We present returns and alphas on quintile portfolios and the spread portfolio for a horizon of 21 days in Table 2. Panels A, B, and C sort on total ShortingF low, LSS, and LDS, respectively. Panel A shows that heavily shorted stocks underperform lightly shorted stocks. This finding is robust whether we look at raw returns or risk-adjusted returns and is statistically significant with t-statistics ranging from −2.32 to −2.66. Consistent with prior literature (see, e.g., Boehmer, Jones, and Zhang, 2008), we find that the performance difference between portfolios 1 and 5 is driven primarily by the outperformance of quintile 1 rather than by the underperformance of quintile 5.

[Authors] find that, with hardly any exceptions, the coefficient on LSS is negative and statistically significant while that on LDS is statistically insignificantly different from zero.13 The results are similar across two subsamples (rows (2) and (3)), for different filters on stocks (rows (4) through (6)) and for different horizons of future returns (rows (7) through (9)). Row (9) in particular shows that the predictability extends to 40 days. Thus our results are not driven by specific time periods, specific samples of stocks, or particular calculations of variables.

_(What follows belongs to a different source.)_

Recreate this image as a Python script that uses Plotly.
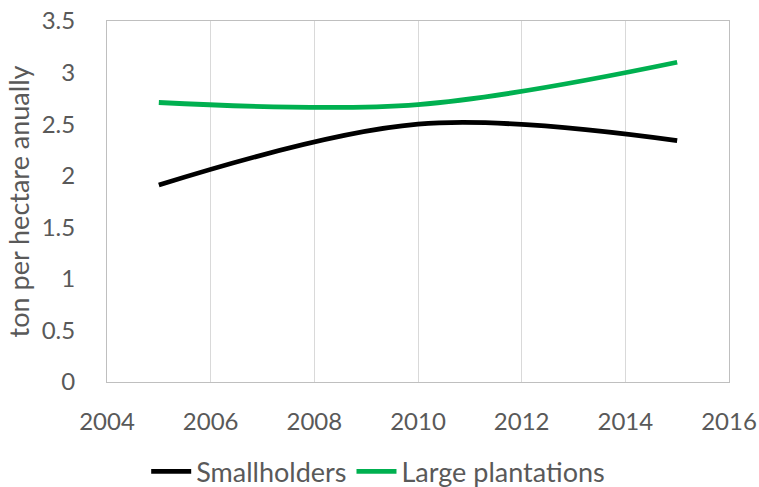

Overall, the results of this section show a strong predictability of future returns associated with liquidity-supplying short sales but the absence of such predictability associated with liquidity-demanding short sales. These results suggest that liquidity-supplying short sales may represent informed trading from investors with relatively long-lived information.

[R]esults [] indicate that the predictive power of short sales for the cross-section of equity returns stems from informed liquidity provision by short sellers. Moreover, the graphical representation of the return predictability for varying holding periods in Figure 2 suggests that these short sales trade on information that is slowly incorporated into stock prices.”